Галерея журнала «Наше наследие»
Галина Ельшевская, Елена Трофимова, Леонид Тишков
Священный свет бумаги
Когда-то меня совершенно заворожили иллюстрации Сергея Коваленкова к «Швейку» — обстоятельные и вместе с тем игровые; в них как бы ненавязчиво содержался маршрут чтения — с учетом всей традиции исторического восприятия этой книги, всех наработанных ассоциаций, Йозефа Лады и слова «Австро-Венгрия», казарм и вокзалов. Потом — а может быть, вовсе не потом, а наоборот, раньше — был очень английский «Пиквик»: совсем иная стилистика, но тоже спрессованная, весь Диккенс (во всяком случае, ранний, «комический») одним блоком — хочется сказать, в одном спектакле. А еще были «цветные» сказки
Зиедониса (помню оттуда дивного черта, глядящего в телевизор), а еще был Тютчев — неожиданно черно-белый, равнинный и даже, кажется, дождливый — совсем без выигрышных ракурсов и культурных отсылок — какой-то очень лирически личный. Или же это ощущение личного возникало как раз от отсутствия ожидаемых филологических «манков»?
А они ожидались — поскольку именно совокупными усилиями художников того круга, в котором было естественно числить Сергея Коваленкова (1939–2002), облик отечественной книжной иллюстрации в 1980-е годы изменился в направлении ее большей интеллектуализации: режиссерски-опосредованный подход к произведениям предполагал не только культуру рисования как такового, но и культуру видения литературного контекста в целом. «Круг» — условное, конечно, понятие, поскольку состав его и возможная программа действий никак изнутри не манифестировались; однако во внешнем мире некоторое количество авторов стало восприниматься как едва ли не единая «команда», чей выход на поверхность вызывал разную реакцию. Если и команда, то Коваленков даже по возрасту был в ней — из самых старших. Стало быть, с краю.
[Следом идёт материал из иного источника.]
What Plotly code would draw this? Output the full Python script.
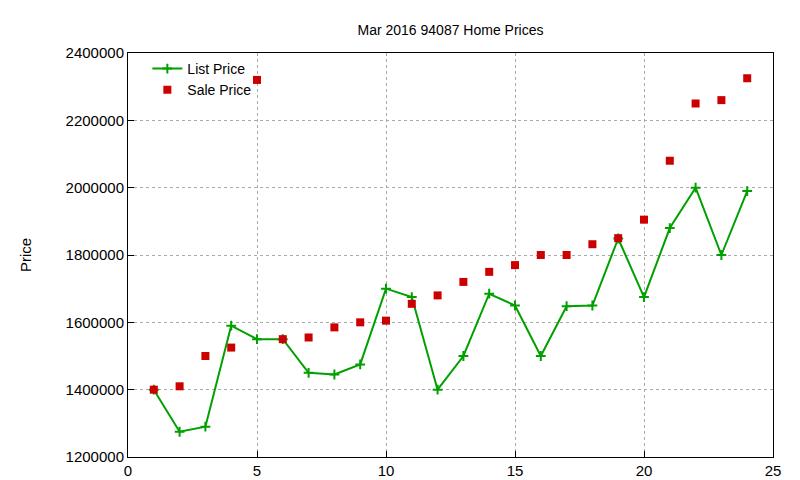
import plotly.graph_objects as go

months = list(range(1, 25))
list_price = [1400000, 1275000, 1290000, 1590000, 1550000, 1550000, 1450000, 1445000,
              1475000, 1700000, 1675000, 1400000, 1500000, 1685000, 1650000, 1500000,
              1648000, 1650000, 1849000, 1675000, 1880000, 2000000, 1800000, 1990000]
sale_price = [1400000, 1410000, 1500000, 1525000, 2320000, 1550000, 1555000, 1585000,
              1600000, 1605000, 1655000, 1680000, 1720000, 1750000, 1770000, 1800000,
              1800000, 1832000, 1850000, 1905000, 2080000, 2250000, 2260000, 2325000]

fig = go.Figure()
fig.add_trace(go.Scatter(x=months, y=list_price, name="List Price", mode="lines+markers",
                         line=dict(color="#00a000", width=2),
                         marker=dict(symbol="cross-thin", size=7, line=dict(color="#00a000", width=2))))
fig.add_trace(go.Scatter(x=months, y=sale_price, name="Sale Price", mode="markers",
                         marker=dict(symbol="square", size=8, color="#cc0000")))

axis_common = dict(showline=True, mirror=True, linecolor="black", linewidth=1,
                   showgrid=True, gridcolor="#aaaaaa", griddash="dot", gridwidth=1,
                   ticks="inside", ticklen=6, tickcolor="black", zeroline=False, automargin=False,
                   tickfont=dict(family="Liberation Sans, Arial", size=15, color="black"))
fig.update_xaxes(range=[0, 25], dtick=5, **axis_common)
fig.update_yaxes(range=[1200000, 2400000], dtick=200000, tickformat="d",
                 title=dict(text="Price", font=dict(family="Liberation Sans, Arial", size=15, color="black"), standoff=30),
                 **axis_common)
fig.update_layout(
    width=800, height=480, plot_bgcolor="white", paper_bgcolor="white",
    margin=dict(l=120, r=35, t=45, b=31),
    title=dict(text="Mar 2016 94087 Home Prices", x=0.5, xref="paper", y=0.955, xanchor="center", yanchor="middle",
               font=dict(family="Liberation Sans, Arial", size=14, color="black")),
    legend=dict(x=0.03, y=1.0, xanchor="left", yanchor="top", bgcolor="rgba(0,0,0,0)",
                font=dict(family="Liberation Sans, Arial", size=14, color="black"),
                tracegroupgap=0, itemwidth=30),
    showlegend=True,
)
fig.write_html("out.html")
И если сейчас ретроспективно попробовать локализовать «место художника», то обнаруживается странное обстоятельство. Нет ни одной «фишки», ни одного сквозного приема или мотива, благодаря которому Коваленкова в иллюстрированных им книгах можно было бы безошибочно опознать. Зато есть очень непохожие друг на друга книги, в которых рисунки следуют за текстом и дают его квинтэссенцию, сгущенный облик. Иллюстратор сродни актеру, целиком вживающемуся в ту или иную роль, и вопрос о самовыражении актера в таком случае можно вынести за скобки. Или, по-другому — художник книги всегда «второй»: он интерпретирует того, кто здесь «первый» — автора. Не каждый человек данной профессии согласен принять такое положение вещей.
Галина Ельшевская
Работать Сережа любил и умел. Сосредоточенно, скрупулезно, с удовольствием приступал к любому делу. «Главное — качество», — говорил он. Это касалось и его любимого дела – работы над книгой. Изучалась эпоха, например, Диккенса. Собирался материал по архитектуре, костюму, мебели. Перечитывались все писатели того времени и все 29 томов самого Диккенса. Тщательно выбирались бумага, краски, кисти. Делались сотни эскизов и калек. Так что легкие виртуозные иллюстрации были плодом долгой и часто мучительной работы. НО…
Любая работа когда-то заканчивалась, и здесь — вулкан просыпался. Начинался мощный выброс могучего темперамента. Бесчисленные встречи с самыми разными людьми, рассказы в лицах, споры до утра, бесконечные выдумки для детей и взрослых. Привязать велосипед к верхушке дерева. Сбить крем для торта при помощи огромной дрели. Снять фильм «Маугли», загримировав всю семью — сажей.
Идей было — море. Энергии, юмора и изобретательности — океан. Всегда, всего — по максимуму…
Елена Трофимова
Умение построить пространство на странице, представить разворот книги как бескрайность, населив ее множеством всего — одно из главных достоинств художника.
И это делает не прилежный каталогизатор, а вдохновенный поэт.
Феноменальный мир на иллюстрациях Сергея живет, пульсирует, мерцает, слов-но сотворен из световых субстанций.
Это, собственно, не предметы, а сущности.
Художник создавал их сначала легким прикосновением остро отточенного грифеля, излучающего энергию. Так когда-то в детстве, чтобы получить электричество, мы натирали эбонитовую палочку.
Энергия, заключенная в рисунке, не растворяется, не исчезает — художник закрепляет ее, нанося на листы акварель, сперва прозрачную, а потом, после мно-жества ударов кистью — пронизанную светом, идущим откуда-то изнутри.
Думаю, никто никогда не интересовался передачей света в книжной иллюстрации так, как Сережа. Для него свет белой бумаги был священен.